● What needs to be done
Skip the pictures. Reproduce all other material exactly.

● Information shown
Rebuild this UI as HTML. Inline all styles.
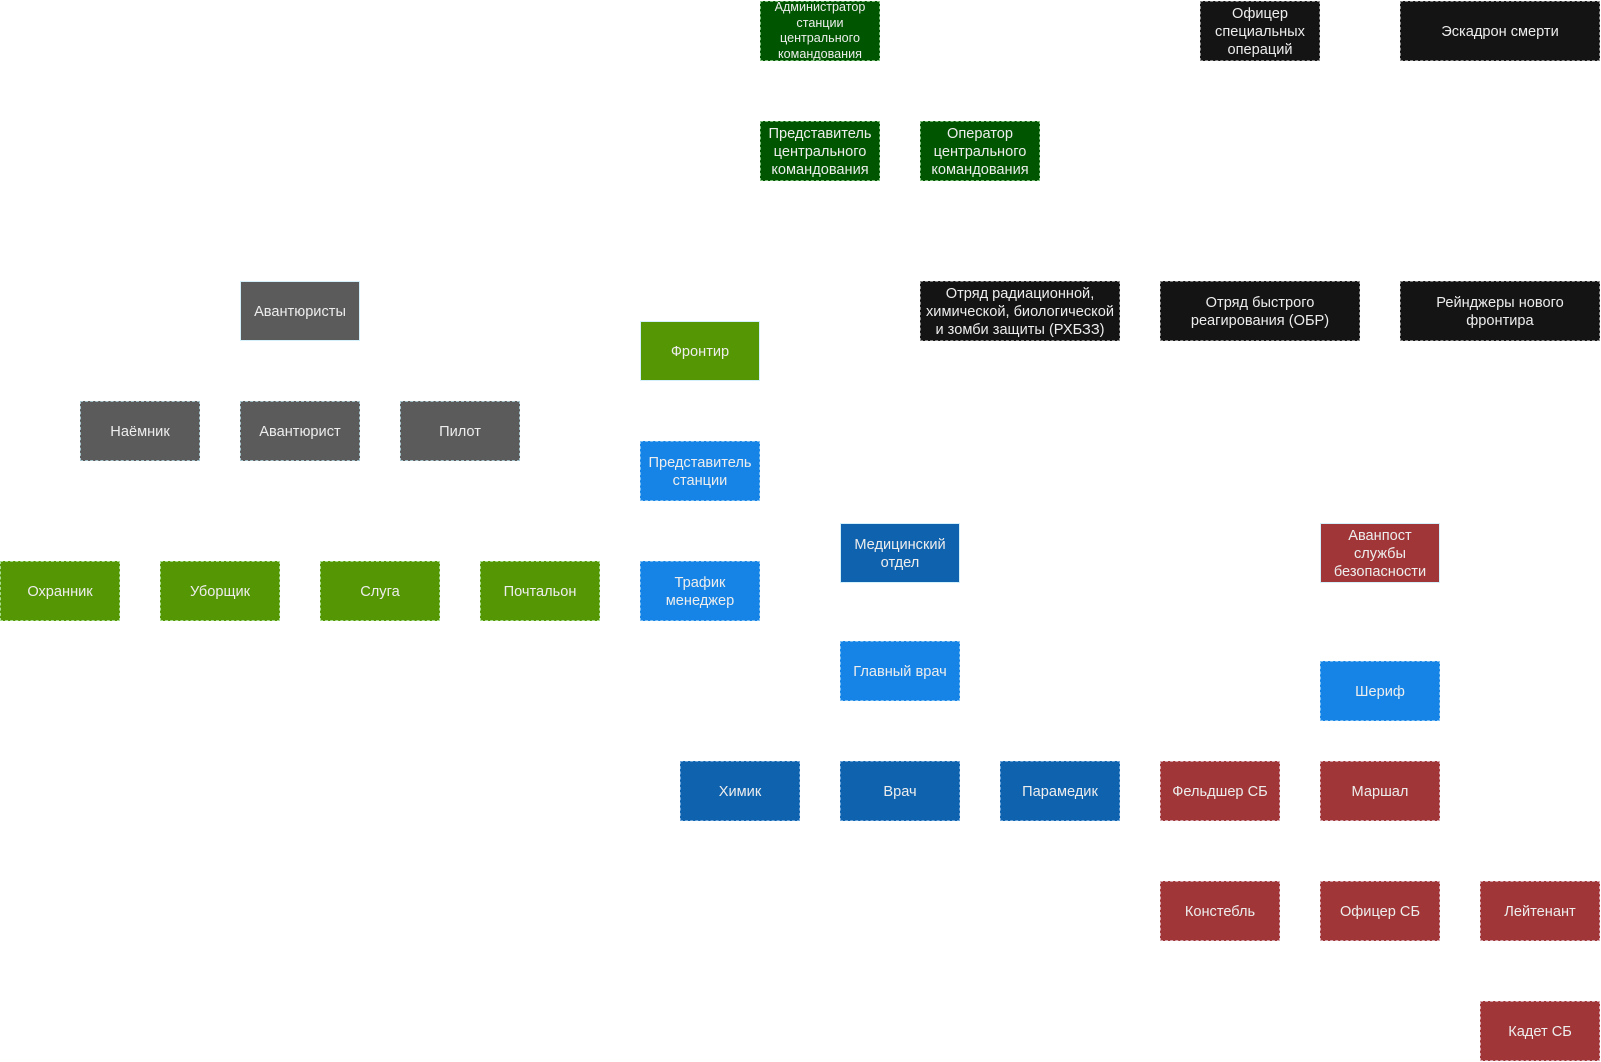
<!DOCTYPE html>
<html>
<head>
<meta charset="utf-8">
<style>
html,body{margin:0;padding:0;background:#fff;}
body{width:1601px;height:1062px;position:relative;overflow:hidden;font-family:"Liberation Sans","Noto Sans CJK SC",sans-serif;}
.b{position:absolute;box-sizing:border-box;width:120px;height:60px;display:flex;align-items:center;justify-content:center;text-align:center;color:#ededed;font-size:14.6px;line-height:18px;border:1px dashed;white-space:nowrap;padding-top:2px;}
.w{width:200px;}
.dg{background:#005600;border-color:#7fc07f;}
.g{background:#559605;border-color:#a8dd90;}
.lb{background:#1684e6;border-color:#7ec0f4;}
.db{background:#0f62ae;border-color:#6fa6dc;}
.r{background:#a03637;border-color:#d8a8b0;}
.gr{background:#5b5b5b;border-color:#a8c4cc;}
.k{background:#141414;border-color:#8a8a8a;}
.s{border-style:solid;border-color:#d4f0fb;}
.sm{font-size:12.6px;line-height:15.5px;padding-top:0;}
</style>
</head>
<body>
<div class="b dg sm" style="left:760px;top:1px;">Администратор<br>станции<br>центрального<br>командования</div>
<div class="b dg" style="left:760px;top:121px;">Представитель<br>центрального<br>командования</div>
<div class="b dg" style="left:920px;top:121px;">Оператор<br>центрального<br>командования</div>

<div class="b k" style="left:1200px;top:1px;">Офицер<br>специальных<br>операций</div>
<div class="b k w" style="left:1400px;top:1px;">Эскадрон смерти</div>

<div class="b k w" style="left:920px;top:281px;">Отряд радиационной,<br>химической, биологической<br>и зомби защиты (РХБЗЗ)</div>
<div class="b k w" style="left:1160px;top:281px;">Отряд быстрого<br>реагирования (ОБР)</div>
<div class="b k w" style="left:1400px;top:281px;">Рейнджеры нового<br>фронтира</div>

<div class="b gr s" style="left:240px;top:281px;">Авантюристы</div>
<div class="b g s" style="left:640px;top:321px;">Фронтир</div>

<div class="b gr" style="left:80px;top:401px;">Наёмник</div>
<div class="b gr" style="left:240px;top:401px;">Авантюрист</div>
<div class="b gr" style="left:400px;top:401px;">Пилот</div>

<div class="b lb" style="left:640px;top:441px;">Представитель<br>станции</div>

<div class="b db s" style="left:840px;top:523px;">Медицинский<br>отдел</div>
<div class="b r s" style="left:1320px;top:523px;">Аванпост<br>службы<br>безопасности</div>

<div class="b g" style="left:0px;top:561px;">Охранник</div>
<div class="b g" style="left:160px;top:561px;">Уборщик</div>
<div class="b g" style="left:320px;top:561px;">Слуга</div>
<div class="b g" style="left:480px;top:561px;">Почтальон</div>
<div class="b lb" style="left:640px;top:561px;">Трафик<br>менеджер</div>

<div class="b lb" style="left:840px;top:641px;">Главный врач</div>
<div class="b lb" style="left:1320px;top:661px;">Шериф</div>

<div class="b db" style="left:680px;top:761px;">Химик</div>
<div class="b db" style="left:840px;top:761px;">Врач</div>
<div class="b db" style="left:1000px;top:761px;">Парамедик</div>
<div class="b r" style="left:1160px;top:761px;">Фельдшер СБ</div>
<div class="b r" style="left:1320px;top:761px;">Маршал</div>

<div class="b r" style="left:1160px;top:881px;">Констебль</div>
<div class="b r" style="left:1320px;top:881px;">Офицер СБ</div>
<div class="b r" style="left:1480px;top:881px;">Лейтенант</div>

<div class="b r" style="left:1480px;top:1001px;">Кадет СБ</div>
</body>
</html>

● The reply
Rebuild this UI as HTML. Inline all styles.
<!DOCTYPE html>
<html>
<head>
<meta charset="utf-8">
<style>
html,body{margin:0;padding:0;background:#fff;}
body{width:1601px;height:1062px;position:relative;overflow:hidden;font-family:"Liberation Sans","Noto Sans CJK SC",sans-serif;}
.b{position:absolute;box-sizing:border-box;width:120px;height:60px;display:flex;align-items:center;justify-content:center;text-align:center;color:#ededed;font-size:14.6px;line-height:18px;border:1px dashed;white-space:nowrap;padding-top:2px;}
.w{width:200px;}
.dg{background:#005600;border-color:#7fc07f;}
.g{background:#559605;border-color:#a8dd90;}
.lb{background:#1684e6;border-color:#7ec0f4;}
.db{background:#0f62ae;border-color:#6fa6dc;}
.r{background:#a03637;border-color:#d8a8b0;}
.gr{background:#5b5b5b;border-color:#a8c4cc;}
.k{background:#141414;border-color:#8a8a8a;}
.s{border-style:solid;border-color:#d4f0fb;}
.sm{font-size:12.6px;line-height:15.5px;padding-top:0;}
</style>
</head>
<body>
<div class="b dg sm" style="left:760px;top:1px;">Администратор<br>станции<br>центрального<br>командования</div>
<div class="b dg" style="left:760px;top:121px;">Представитель<br>центрального<br>командования</div>
<div class="b dg" style="left:920px;top:121px;">Оператор<br>центрального<br>командования</div>

<div class="b k" style="left:1200px;top:1px;">Офицер<br>специальных<br>операций</div>
<div class="b k w" style="left:1400px;top:1px;">Эскадрон смерти</div>

<div class="b k w" style="left:920px;top:281px;">Отряд радиационной,<br>химической, биологической<br>и зомби защиты (РХБЗЗ)</div>
<div class="b k w" style="left:1160px;top:281px;">Отряд быстрого<br>реагирования (ОБР)</div>
<div class="b k w" style="left:1400px;top:281px;">Рейнджеры нового<br>фронтира</div>

<div class="b gr s" style="left:240px;top:281px;">Авантюристы</div>
<div class="b g s" style="left:640px;top:321px;">Фронтир</div>

<div class="b gr" style="left:80px;top:401px;">Наёмник</div>
<div class="b gr" style="left:240px;top:401px;">Авантюрист</div>
<div class="b gr" style="left:400px;top:401px;">Пилот</div>

<div class="b lb" style="left:640px;top:441px;">Представитель<br>станции</div>

<div class="b db s" style="left:840px;top:523px;">Медицинский<br>отдел</div>
<div class="b r s" style="left:1320px;top:523px;">Аванпост<br>службы<br>безопасности</div>

<div class="b g" style="left:0px;top:561px;">Охранник</div>
<div class="b g" style="left:160px;top:561px;">Уборщик</div>
<div class="b g" style="left:320px;top:561px;">Слуга</div>
<div class="b g" style="left:480px;top:561px;">Почтальон</div>
<div class="b lb" style="left:640px;top:561px;">Трафик<br>менеджер</div>

<div class="b lb" style="left:840px;top:641px;">Главный врач</div>
<div class="b lb" style="left:1320px;top:661px;">Шериф</div>

<div class="b db" style="left:680px;top:761px;">Химик</div>
<div class="b db" style="left:840px;top:761px;">Врач</div>
<div class="b db" style="left:1000px;top:761px;">Парамедик</div>
<div class="b r" style="left:1160px;top:761px;">Фельдшер СБ</div>
<div class="b r" style="left:1320px;top:761px;">Маршал</div>

<div class="b r" style="left:1160px;top:881px;">Констебль</div>
<div class="b r" style="left:1320px;top:881px;">Офицер СБ</div>
<div class="b r" style="left:1480px;top:881px;">Лейтенант</div>

<div class="b r" style="left:1480px;top:1001px;">Кадет СБ</div>
</body>
</html>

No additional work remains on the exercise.